= Records with drawing code =
=====

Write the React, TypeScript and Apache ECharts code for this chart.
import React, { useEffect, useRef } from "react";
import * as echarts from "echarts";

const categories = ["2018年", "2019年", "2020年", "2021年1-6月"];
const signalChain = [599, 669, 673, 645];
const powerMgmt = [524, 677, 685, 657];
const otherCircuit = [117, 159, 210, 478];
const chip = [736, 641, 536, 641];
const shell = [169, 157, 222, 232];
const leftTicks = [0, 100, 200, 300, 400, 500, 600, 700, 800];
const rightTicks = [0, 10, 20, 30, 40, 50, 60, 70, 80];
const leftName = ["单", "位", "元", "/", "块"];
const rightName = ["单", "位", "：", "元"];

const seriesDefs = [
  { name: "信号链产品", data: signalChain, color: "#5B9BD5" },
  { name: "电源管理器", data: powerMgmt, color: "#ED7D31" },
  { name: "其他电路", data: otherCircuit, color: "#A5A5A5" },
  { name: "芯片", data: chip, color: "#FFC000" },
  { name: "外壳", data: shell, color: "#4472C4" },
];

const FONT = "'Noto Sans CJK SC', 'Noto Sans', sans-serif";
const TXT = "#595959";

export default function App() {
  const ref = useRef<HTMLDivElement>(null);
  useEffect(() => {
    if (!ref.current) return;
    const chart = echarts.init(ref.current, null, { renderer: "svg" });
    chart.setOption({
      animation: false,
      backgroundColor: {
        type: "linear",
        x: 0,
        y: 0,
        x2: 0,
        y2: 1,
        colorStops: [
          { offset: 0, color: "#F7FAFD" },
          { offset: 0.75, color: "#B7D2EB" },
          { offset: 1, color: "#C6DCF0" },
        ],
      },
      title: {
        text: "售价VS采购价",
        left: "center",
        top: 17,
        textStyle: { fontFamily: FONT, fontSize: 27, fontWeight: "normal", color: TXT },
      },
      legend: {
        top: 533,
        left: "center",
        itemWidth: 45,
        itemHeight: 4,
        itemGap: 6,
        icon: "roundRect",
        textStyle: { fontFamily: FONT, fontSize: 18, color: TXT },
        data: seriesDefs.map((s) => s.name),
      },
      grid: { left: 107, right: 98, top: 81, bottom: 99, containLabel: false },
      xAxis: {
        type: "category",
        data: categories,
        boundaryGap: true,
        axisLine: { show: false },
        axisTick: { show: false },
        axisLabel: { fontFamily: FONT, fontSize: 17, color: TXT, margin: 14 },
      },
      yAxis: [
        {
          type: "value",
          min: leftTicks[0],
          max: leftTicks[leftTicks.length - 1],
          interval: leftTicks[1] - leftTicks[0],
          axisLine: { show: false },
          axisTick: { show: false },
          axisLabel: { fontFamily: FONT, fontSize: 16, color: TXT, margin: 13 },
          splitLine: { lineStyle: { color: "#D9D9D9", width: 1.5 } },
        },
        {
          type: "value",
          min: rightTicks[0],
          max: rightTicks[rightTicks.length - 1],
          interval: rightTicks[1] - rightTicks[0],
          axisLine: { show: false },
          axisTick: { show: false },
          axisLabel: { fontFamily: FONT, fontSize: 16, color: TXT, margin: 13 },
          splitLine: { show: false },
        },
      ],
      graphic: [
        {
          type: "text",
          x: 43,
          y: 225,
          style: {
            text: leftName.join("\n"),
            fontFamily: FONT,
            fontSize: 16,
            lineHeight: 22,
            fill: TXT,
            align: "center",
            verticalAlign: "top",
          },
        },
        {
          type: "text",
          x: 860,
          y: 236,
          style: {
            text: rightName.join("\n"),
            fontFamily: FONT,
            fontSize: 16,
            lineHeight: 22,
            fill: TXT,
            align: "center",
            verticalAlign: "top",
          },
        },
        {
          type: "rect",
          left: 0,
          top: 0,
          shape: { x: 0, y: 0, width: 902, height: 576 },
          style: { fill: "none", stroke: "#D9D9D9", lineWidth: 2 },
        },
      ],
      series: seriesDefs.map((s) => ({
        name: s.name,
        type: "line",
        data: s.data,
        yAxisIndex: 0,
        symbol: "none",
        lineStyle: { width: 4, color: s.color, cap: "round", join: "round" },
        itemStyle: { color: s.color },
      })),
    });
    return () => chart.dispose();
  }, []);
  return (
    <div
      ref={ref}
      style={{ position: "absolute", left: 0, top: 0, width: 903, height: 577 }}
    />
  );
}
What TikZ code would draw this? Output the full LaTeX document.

=====

= Objective =
Please quote the records above exactly, without skipping a line.

= Correct answer =
Write the React, TypeScript and Apache ECharts code for this chart.
import React, { useEffect, useRef } from "react";
import * as echarts from "echarts";

const categories = ["2018年", "2019年", "2020年", "2021年1-6月"];
const signalChain = [599, 669, 673, 645];
const powerMgmt = [524, 677, 685, 657];
const otherCircuit = [117, 159, 210, 478];
const chip = [736, 641, 536, 641];
const shell = [169, 157, 222, 232];
const leftTicks = [0, 100, 200, 300, 400, 500, 600, 700, 800];
const rightTicks = [0, 10, 20, 30, 40, 50, 60, 70, 80];
const leftName = ["单", "位", "元", "/", "块"];
const rightName = ["单", "位", "：", "元"];

const seriesDefs = [
  { name: "信号链产品", data: signalChain, color: "#5B9BD5" },
  { name: "电源管理器", data: powerMgmt, color: "#ED7D31" },
  { name: "其他电路", data: otherCircuit, color: "#A5A5A5" },
  { name: "芯片", data: chip, color: "#FFC000" },
  { name: "外壳", data: shell, color: "#4472C4" },
];

const FONT = "'Noto Sans CJK SC', 'Noto Sans', sans-serif";
const TXT = "#595959";

export default function App() {
  const ref = useRef<HTMLDivElement>(null);
  useEffect(() => {
    if (!ref.current) return;
    const chart = echarts.init(ref.current, null, { renderer: "svg" });
    chart.setOption({
      animation: false,
      backgroundColor: {
        type: "linear",
        x: 0,
        y: 0,
        x2: 0,
        y2: 1,
        colorStops: [
          { offset: 0, color: "#F7FAFD" },
          { offset: 0.75, color: "#B7D2EB" },
          { offset: 1, color: "#C6DCF0" },
        ],
      },
      title: {
        text: "售价VS采购价",
        left: "center",
        top: 17,
        textStyle: { fontFamily: FONT, fontSize: 27, fontWeight: "normal", color: TXT },
      },
      legend: {
        top: 533,
        left: "center",
        itemWidth: 45,
        itemHeight: 4,
        itemGap: 6,
        icon: "roundRect",
        textStyle: { fontFamily: FONT, fontSize: 18, color: TXT },
        data: seriesDefs.map((s) => s.name),
      },
      grid: { left: 107, right: 98, top: 81, bottom: 99, containLabel: false },
      xAxis: {
        type: "category",
        data: categories,
        boundaryGap: true,
        axisLine: { show: false },
        axisTick: { show: false },
        axisLabel: { fontFamily: FONT, fontSize: 17, color: TXT, margin: 14 },
      },
      yAxis: [
        {
          type: "value",
          min: leftTicks[0],
          max: leftTicks[leftTicks.length - 1],
          interval: leftTicks[1] - leftTicks[0],
          axisLine: { show: false },
          axisTick: { show: false },
          axisLabel: { fontFamily: FONT, fontSize: 16, color: TXT, margin: 13 },
          splitLine: { lineStyle: { color: "#D9D9D9", width: 1.5 } },
        },
        {
          type: "value",
          min: rightTicks[0],
          max: rightTicks[rightTicks.length - 1],
          interval: rightTicks[1] - rightTicks[0],
          axisLine: { show: false },
          axisTick: { show: false },
          axisLabel: { fontFamily: FONT, fontSize: 16, color: TXT, margin: 13 },
          splitLine: { show: false },
        },
      ],
      graphic: [
        {
          type: "text",
          x: 43,
          y: 225,
          style: {
            text: leftName.join("\n"),
            fontFamily: FONT,
            fontSize: 16,
            lineHeight: 22,
            fill: TXT,
            align: "center",
            verticalAlign: "top",
          },
        },
        {
          type: "text",
          x: 860,
          y: 236,
          style: {
            text: rightName.join("\n"),
            fontFamily: FONT,
            fontSize: 16,
            lineHeight: 22,
            fill: TXT,
            align: "center",
            verticalAlign: "top",
          },
        },
        {
          type: "rect",
          left: 0,
          top: 0,
          shape: { x: 0, y: 0, width: 902, height: 576 },
          style: { fill: "none", stroke: "#D9D9D9", lineWidth: 2 },
        },
      ],
      series: seriesDefs.map((s) => ({
        name: s.name,
        type: "line",
        data: s.data,
        yAxisIndex: 0,
        symbol: "none",
        lineStyle: { width: 4, color: s.color, cap: "round", join: "round" },
        itemStyle: { color: s.color },
      })),
    });
    return () => chart.dispose();
  }, []);
  return (
    <div
      ref={ref}
      style={{ position: "absolute", left: 0, top: 0, width: 903, height: 577 }}
    />
  );
}
What TikZ code would draw this? Output the full LaTeX document.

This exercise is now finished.